Bancroft jurors noted that Mockingbird Song “is an ecological history of the American South, told through a series of chapters about different types of landscapes and the way human beings have lived and worked in them.... Kirby reflects profoundly on the relationships of Americans–and of humankind–to the natural world...an original in the growing field of environmental history, elegantly conceived and beautifully written.”

Kim Phillips-Fein currently teaches at the New York University Gallatin School, specializing in business history. Eric Foner, Columbia’s DeWitt Clinton Professor of History and Phillips-Fein’s Ph.D. sponsor, said “Kim’s dissertation offers a strikingly original account of key elements of modern American history.
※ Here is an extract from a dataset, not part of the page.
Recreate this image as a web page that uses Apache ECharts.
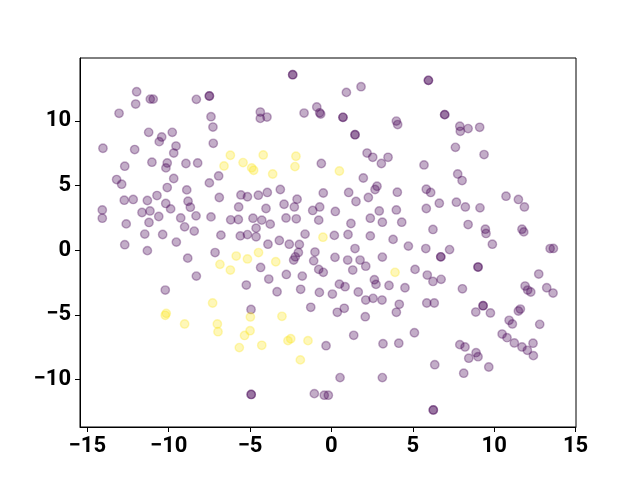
<!DOCTYPE html>
<html>

<head>
    <meta charset="UTF-8">
    <script src="https://cdn.jsdelivr.net/npm/echarts@6/dist/echarts.min.js"></script>
    <style>
    html, body {
        margin: 0;
        padding: 0;
        background: #fff;
    }
    #chart {
        width: 640px;
        height: 480px;
    }
    </style>
</head>

<body>
    <div id="chart"></div>
    <script>
    // 类别 0 (紫色)
    var purplePoints = [
        [-11.97, 12.25], [-12.03, 11.30], [-11.13, 11.68], [-10.95, 11.68], [-13.05, 10.58], [-8.30, 11.66],
        [-7.50, 11.92], [-7.50, 11.92], [-7.40, 10.32], [-7.28, 9.52], [-7.26, 8.26], [-11.23, 9.11],
        [-9.78, 9.11], [-10.43, 8.75], [-10.58, 8.39], [-9.55, 8.05], [-9.69, 7.51], [-14.04, 7.88],
        [-12.09, 7.78], [-11.03, 6.80], [-10.09, 6.74], [-10.17, 6.36], [-8.94, 6.70], [-8.22, 6.74],
        [-12.70, 6.49], [-13.20, 5.46], [-12.89, 5.10], [-9.69, 5.54], [-7.50, 5.20], [-6.93, 5.74],
        [-10.09, 4.84], [-8.89, 4.66], [-10.72, 4.22], [-12.73, 3.86], [-12.18, 3.92], [-11.31, 3.84],
        [-8.81, 3.78], [-10.18, 3.61], [-9.88, 3.19], [-14.08, 3.11], [-14.08, 2.47], [-11.64, 2.91],
        [-11.15, 3.03], [-8.67, 3.32], [-10.61, 2.60], [-9.26, 2.49], [-8.32, 2.65], [-7.40, 2.57],
        [-11.21, 2.14], [-12.61, 2.03], [-9.02, 1.80], [-8.43, 1.47], [-11.47, 1.24], [-10.37, 1.21],
        [-9.53, 0.62], [-12.70, 0.42], [-11.31, -0.04], [-7.15, -0.19], [-6.89, 4.07], [-5.56, 4.27],
        [-5.16, 4.13], [-5.70, 3.34], [-6.19, 2.34], [-5.72, 2.37], [-6.79, 1.16], [-5.60, 1.10],
        [-5.16, 1.20],
        [-2.38, 13.57], [-2.38, 13.57], [0.92, 12.20], [1.82, 12.64], [-4.37, 10.68], [-4.37, 10.19],
        [-3.96, 10.29], [-1.68, 10.60], [-0.90, 11.07], [-0.72, 10.62], [-0.66, 10.52], [0.71, 10.27],
        [0.71, 10.27], [3.99, 9.98], [4.07, 9.71], [1.45, 8.93], [1.45, 8.93], [2.19, 7.51],
        [2.54, 7.18], [3.07, 6.70], [3.48, 7.18], [-0.62, 6.70], [1.96, 5.58], [2.68, 4.69],
        [2.80, 4.94], [4.05, 4.48], [-0.50, 4.42], [1.06, 4.46], [1.51, 3.76], [2.27, 4.07],
        [-3.14, 4.69], [-3.94, 4.46], [-4.49, 4.25], [-2.11, 3.94], [-2.91, 3.55], [-2.28, 3.34],
        [-4.02, 3.22], [-0.72, 3.34], [-1.15, 3.07], [0.24, 2.99], [2.94, 3.03], [3.99, 3.11],
        [-4.82, 2.47], [-4.28, 2.32], [-3.76, 2.01], [-2.79, 2.49], [-2.16, 2.42], [-0.78, 2.32],
        [1.20, 2.06], [2.39, 2.47], [3.13, 2.16], [4.32, 2.16], [-4.63, 1.70], [-4.63, 1.03],
        [-1.62, 1.24], [0.18, 1.14], [1.02, 1.21], [2.39, 1.10], [3.79, 0.83], [4.73, 0.31],
        [-3.90, 0.46], [-3.20, 0.75], [-2.59, 0.46], [-1.97, 0.44], [1.45, 0.12], [-1.01, -0.15],
        [5.96, 13.13], [5.96, 13.13], [6.96, 10.48], [6.96, 10.48], [7.89, 9.58], [7.92, 9.19],
        [8.40, 9.40], [9.11, 9.50], [7.62, 7.95], [9.38, 7.39], [5.69, 6.59], [7.76, 5.89],
        [8.03, 5.38], [5.83, 4.71], [6.10, 4.46], [6.63, 3.63], [5.83, 3.22], [7.68, 3.71],
        [8.23, 3.34], [9.13, 3.27], [10.73, 4.17], [11.49, 3.92], [11.86, 3.34], [6.24, 1.60],
        [8.40, 1.98], [9.46, 1.62], [9.50, 1.29], [11.71, 1.62], [11.82, 1.41], [9.89, 0.46],
        [13.44, 0.12], [13.64, 0.13], [5.80, 0.12], [7.26, 0.04],
        [-2.03, -0.18], [-2.22, -0.52], [-2.32, -0.77], [-1.09, -0.83], [0.22, -0.56], [1.00, -0.77],
        [1.76, -0.77], [2.11, -1.24], [3.13, -0.54], [5.14, -1.49], [-4.35, -1.34], [-2.77, -1.88],
        [-1.79, -2.01], [-0.78, -1.49], [-0.50, -1.72], [1.31, -1.54], [-3.85, -2.24], [-5.23, -2.70],
        [-3.34, -3.22], [-1.89, -3.03], [-0.74, -3.27], [0.06, -3.40], [0.49, -2.63], [0.84, -2.83],
        [1.65, -3.24], [2.64, -2.29], [2.74, -2.65], [3.54, -2.73], [4.52, -2.91], [2.11, -3.86],
        [2.56, -3.73], [3.11, -3.86], [4.17, -4.19], [3.99, -4.81], [-1.27, -4.42], [0.36, -4.81],
        [0.79, -4.50], [2.08, -5.15], [-4.94, -4.59], [1.37, -6.59], [-0.33, -7.39], [3.17, -7.24],
        [4.14, -7.20], [5.10, -6.39], [0.53, -9.86], [3.13, -9.86], [-4.93, -11.16], [-4.93, -11.16],
        [-1.05, -11.10], [-0.44, -11.22], [-0.19, -11.22],
        [-8.83, -0.62], [-8.30, -2.01], [-10.21, -3.09],
        [6.72, -0.52], [6.72, -0.52], [9.01, -1.31], [9.01, -1.31], [5.89, -1.93], [6.24, -2.42],
        [6.74, -2.26], [8.05, -2.99], [12.74, -1.85], [11.90, -2.78], [12.06, -3.09], [12.25, -3.24],
        [13.23, -2.91], [13.62, -3.32], [5.86, -4.09], [6.32, -4.09], [9.32, -4.30], [9.32, -4.30],
        [8.87, -4.79], [9.77, -4.86], [11.61, -4.56], [11.49, -4.71], [10.92, -5.43], [11.12, -5.71],
        [12.80, -5.74], [10.49, -6.49], [10.79, -6.77], [11.24, -7.18], [11.71, -7.49], [12.04, -7.75],
        [12.39, -7.20], [12.41, -8.16], [7.89, -7.31], [8.21, -7.49], [8.89, -7.93], [9.01, -8.24],
        [8.44, -8.36], [9.67, -9.04], [6.35, -8.86], [8.13, -9.52], [6.26, -12.36], [6.26, -12.36]
    ];

    // 类别 1 (黄色)
    var yellowPoints = [
        [-6.21, 7.34], [-6.60, 6.51], [-5.43, 6.77], [-4.90, 6.36], [-4.78, 6.18], [-4.19, 7.36],
        [-2.18, 7.26], [-2.24, 6.46], [-3.61, 5.89], [0.49, 6.12], [-0.52, 1.00], [-4.48, -0.19],
        [-5.85, -0.46], [-5.16, -0.68], [-6.85, -1.10], [-6.21, -1.54], [-7.30, -4.09], [-10.15, -4.89],
        [-10.21, -5.04], [-9.02, -5.71], [-7.01, -5.71], [-6.97, -6.31], [-4.98, -5.17], [-5.00, -6.23],
        [-5.34, -6.60], [-5.66, -7.54], [-3.42, -0.90], [3.91, -1.72], [-3.04, -5.12], [-4.28, -7.36],
        [-2.50, -6.85], [-2.67, -7.00], [-1.44, -7.00], [-1.91, -8.49]
    ];

    var xTicks = [-15, -10, -5, 0, 5, 10, 15];
    var yTicks = [-10, -5, 0, 5, 10];

    function fmt(v) {
        // matplotlib 风格的负号
        return v < 0 ? '\u2212' + Math.abs(v) : String(v);
    }

    var labelStyle = {
        fontFamily: 'Roboto',
        fontWeight: 'bold',
        fontSize: 22,
        color: '#000',
        formatter: fmt
    };

    var option = {
        animation: false,
        backgroundColor: '#fff',
        grid: {
            left: 80,
            top: 58,
            width: 496,
            height: 369,
            show: true,
            borderColor: '#000',
            borderWidth: 1,
            backgroundColor: 'transparent'
        },
        xAxis: {
            type: 'value',
            min: -15.45,
            max: 15.03,
            splitLine: { show: false },
            axisLine: { show: true, onZero: false, lineStyle: { color: '#000', width: 1 } },
            axisTick: { show: true, inside: false, length: 5, customValues: xTicks, lineStyle: { color: '#000', width: 1 } },
            axisLabel: Object.assign({ margin: 8, customValues: xTicks }, labelStyle)
        },
        yAxis: {
            type: 'value',
            min: -13.68,
            max: 14.86,
            splitLine: { show: false },
            axisLine: { show: true, onZero: false, lineStyle: { color: '#000', width: 1 } },
            axisTick: { show: true, inside: false, length: 5, customValues: yTicks, lineStyle: { color: '#000', width: 1 } },
            axisLabel: Object.assign({ margin: 9, customValues: yTicks }, labelStyle)
        },
        series: [{
            type: 'scatter',
            symbol: 'circle',
            symbolSize: 8.4,
            itemStyle: {
                color: 'rgba(68,1,84,0.32)',
                borderColor: 'rgba(68,1,84,0.32)',
                borderWidth: 1.4,
                opacity: 1
            },
            data: purplePoints
        }, {
            type: 'scatter',
            symbol: 'circle',
            symbolSize: 8.4,
            itemStyle: {
                color: 'rgba(253,231,37,0.32)',
                borderColor: 'rgba(253,231,37,0.32)',
                borderWidth: 1.4,
                opacity: 1
            },
            data: yellowPoints
        }]
    };

    var myChart = echarts.init(document.getElementById('chart'), null, { renderer: 'canvas' });
    myChart.setOption(option);
    </script>
</body>

</html>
She challenges the prevailing view of the 1950s as a time of ‘liberal consensus’ by showing the intense business mobilization against the legacy of the New Deal. She directs attention away from the cultural issues to which the rise of conservatism is generally attributed and places economic ideas and interests at the center of the rise of Reaganism. When it appears as a book, it will not only establish her as one of the most promising historians of her generation, but will undoubtedly become essential reading for anyone interest in American political history.”